31 Days, 31 People
Day 13: BEN
Ben and I were married for 14 years. We made two really awesome daughters.
It’s possible I wouldn’t be in the profession I’m in had I not known Ben. I graduated college with a BFA, emphasis metal sculpture. Ben had changed majors from electrical engineering, and audio engineering to broadcast journalism. By the time he graduated, he almost had enough credits for two degrees.
We got married pretty young by today’s standard. I was 20, he was 22. I knew Ben in high school, but really never gave dating him much of a thought. It was after he’d graduated, in the summer before my senior year in high school that we actually hit things off and I got to see that he wasn’t just an annoying weird dude. He was ridiculously, awkwardly smart and super funny and we shared a really deep love for music.
Most of our correspondence in the early stages of courting was good old fashioned snail mail. He was going to school in Reno, we wrote back and forth pretty regularly. I was not computer savvy then. We’d had a computer in our house when I was younger and I remember spending hours typing in lines of code to make lines and circles do neat animations across the screen. And I took a computer class from Mr. Barton in high school, I have little memory of what I learned, though. In my first semester of college, Ben asked if the school I was at had email. I went to the computer lab to ask, “Do you have a thing called email?” the lab assistant looked at me like I was asking if he had some aliens hanging around that I could talk to. He’d never heard of this email thing. Eventually, Ben showed me how to use Pine for email. It was 1994. And so it began. I learned a lot about computers and software and technology from Ben over the next decade-and-a-half.
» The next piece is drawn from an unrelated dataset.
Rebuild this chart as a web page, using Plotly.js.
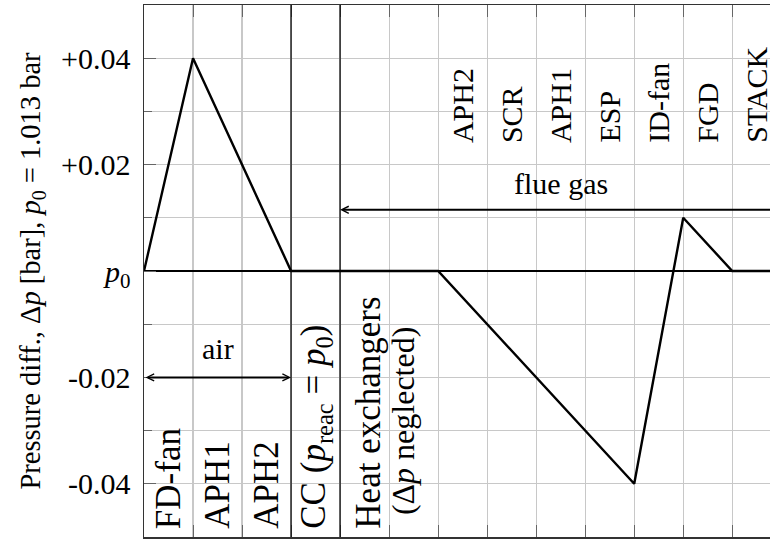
<!DOCTYPE html>
<html>
<head>
<meta charset="utf-8">
<script src="https://cdn.plot.ly/plotly-3.0.1.min.js"></script>
<style>
html, body { margin: 0; padding: 0; background: #ffffff; }
#chart { width: 770px; height: 539px; }
</style>
</head>
<body>
<div id="chart"></div>
<script>
// ---- data ----
const stageX = [0, 1, 3, 6, 10, 11, 12, 13];
const pressureDiff = [0, 0.04, 0, 0, -0.04, 0.01, 0, 0];

const xGridVals = [0, 1, 2, 3, 4, 5, 6, 7, 8, 9, 10, 11, 12];
const yTickVals = [-0.04, -0.02, 0, 0.02, 0.04];
const yTickText = ['-0.04', '-0.02', '<i>p</i><sub>0</sub>', '+0.02', '+0.04'];
const yMinorVals = [-0.03, -0.01, 0.01, 0.03];

const separatorX = [3, 4];

const lowerLabels = ['FD-fan', 'APH1', 'APH2',
  'CC (<i>p</i><sub>reac</sub> = <i>p</i><sub>0</sub>)',
  'Heat exchangers', '(Δ<i>p</i> neglected)'];
const lowerLabelX = [0.5, 1.5, 2.5, 3.5, 4.58, 5.27];
const lowerLabelY = [-0.0489, -0.0489, -0.0489, -0.0489, -0.0489, -0.0462];
const lowerLabelSize = [35, 35, 35, 35, 35, 32];

const upperLabels = ['APH2', 'SCR', 'APH1', 'ESP', 'ID-fan', 'FGD', 'STACK'];
const upperLabelX = [6.5, 7.5, 8.5, 9.5, 10.5, 11.5, 12.5];
const upperLabelY = 0.0237;

const airArrow = { from: 0, to: 3, y: -0.02, textX: 1.5, textY: -0.0145, text: 'air' };
const flueArrow = { from: 13, to: 4, y: 0.0115, textX: 8.5, textY: 0.0165, text: 'flue gas' };

// ---- build ----
const FONT = 'Liberation Serif';
const FS = 30;

const annotations = [];
lowerLabels.forEach((t, i) => annotations.push({
  x: lowerLabelX[i], y: lowerLabelY[i], xref: 'x', yref: 'y', text: t,
  showarrow: false, textangle: -90, xanchor: 'center', yanchor: 'bottom',
  font: { family: FONT, size: lowerLabelSize[i], color: '#000' }
}));
upperLabels.forEach((t, i) => annotations.push({
  x: upperLabelX[i], y: upperLabelY, xref: 'x', yref: 'y', text: t,
  showarrow: false, textangle: -90, xanchor: 'center', yanchor: 'bottom',
  font: { family: FONT, size: FS, color: '#000' }
}));
// arrows
annotations.push({
  x: airArrow.to, y: airArrow.y, ax: airArrow.from, ay: airArrow.y,
  xref: 'x', yref: 'y', axref: 'x', ayref: 'y', text: '',
  showarrow: true, arrowhead: 5, startarrowhead: 5, arrowside: 'end+start',
  arrowwidth: 2, arrowsize: 0.7, startarrowsize: 0.7, arrowcolor: '#000',
  standoff: 0, startstandoff: 0
});
annotations.push({
  x: flueArrow.to, y: flueArrow.y, ax: flueArrow.from, ay: flueArrow.y,
  xref: 'x', yref: 'y', axref: 'x', ayref: 'y', text: '',
  showarrow: true, arrowhead: 5, arrowside: 'end',
  arrowwidth: 2, arrowsize: 0.7, arrowcolor: '#000',
  standoff: 0, startstandoff: 0
});
[airArrow, flueArrow].forEach(a => annotations.push({
  x: a.textX, y: a.textY, xref: 'x', yref: 'y', text: a.text, showarrow: false,
  xanchor: 'center', yanchor: 'middle',
  font: { family: FONT, size: FS, color: '#000' }
}));

const shapes = separatorX.map(v => ({
  type: 'line', xref: 'x', yref: 'paper', x0: v, x1: v, y0: 0, y1: 1,
  line: { color: '#000', width: 1.2 }, layer: 'above'
}));

const trace = {
  x: stageX, y: pressureDiff, type: 'scatter', mode: 'lines',
  line: { color: '#000', width: 2.4 }, hoverinfo: 'skip', cliponaxis: true
};

const layout = {
  width: 770, height: 539,
  margin: { l: 144, r: 0, t: 5, b: 2 },
  paper_bgcolor: '#ffffff', plot_bgcolor: '#ffffff',
  font: { family: FONT, size: FS, color: '#000' },
  showlegend: false,
  xaxis: {
    range: [0, 12.77], tickmode: 'array', tickvals: xGridVals, showticklabels: false,
    ticks: 'inside', ticklen: 12, tickwidth: 1, tickcolor: '#666',
    showgrid: true, gridcolor: '#c8c8c8', gridwidth: 1.2,
    showline: true, linecolor: '#333', linewidth: 1.5, mirror: 'allticks',
    zeroline: false, fixedrange: true
  },
  yaxis: {
    range: [-0.05, 0.05], tickmode: 'array', tickvals: yTickVals, ticktext: yTickText,
    ticks: 'inside', ticklen: 12, tickwidth: 1, tickcolor: '#666',
    tickfont: { family: FONT, size: FS, color: '#000' }, ticklabelstandoff: 6,
    showgrid: true, gridcolor: '#c8c8c8', gridwidth: 1.2,
    minor: { tickvals: yMinorVals, ticks: 'inside', ticklen: 8, tickwidth: 1, tickcolor: '#666',
             showgrid: true, gridcolor: '#c8c8c8', gridwidth: 1.2 },
    showline: true, linecolor: '#333', linewidth: 1.5, mirror: false,
    zeroline: true, zerolinecolor: '#000', zerolinewidth: 1.2,
    fixedrange: true,
    title: { text: 'Pressure diff., Δ<i>p</i> [bar], <i>p</i><sub>0</sub> = 1.013 bar',
             font: { family: FONT, size: 28.5, color: '#000' }, standoff: 12 }
  },
  annotations: annotations,
  shapes: shapes
};

Plotly.newPlot('chart', [trace], layout, { staticPlot: true, displayModeBar: false });
</script>
</body>
</html>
He ended up transferring to UNLV, we married, finished school, we lived simply, saved and worked hard.
There’s a lot of story here. 14 years and two really amazing children worth. There are a lot of feelings and emotions I’m not sure I can even begin to scratch the surface of here in this tiny, early-morning post of gratitude. What I will say is that while I do know I made the choice I needed to make, I am very grateful for what we had when we had it. I have absolutely no regrets about getting married to Ben at age 20. I don’t believe I was too young. I believe our relationship took the course it needed to take and I’ll always believe that everything happens in our lives for reasons that may not always be clear at the time.
Maybe if we’d waited longer we’d have been different people than we were when we joined forces, maybe “we” would have never happened. I’m grateful it did. I’m grateful that Ben is a really invested father. He loves his girls, he’s active in their life.
I learned a lot from our relationship and it will always hold an enormous gravity of value in my heart. For what it’s worth, Ben, thank you.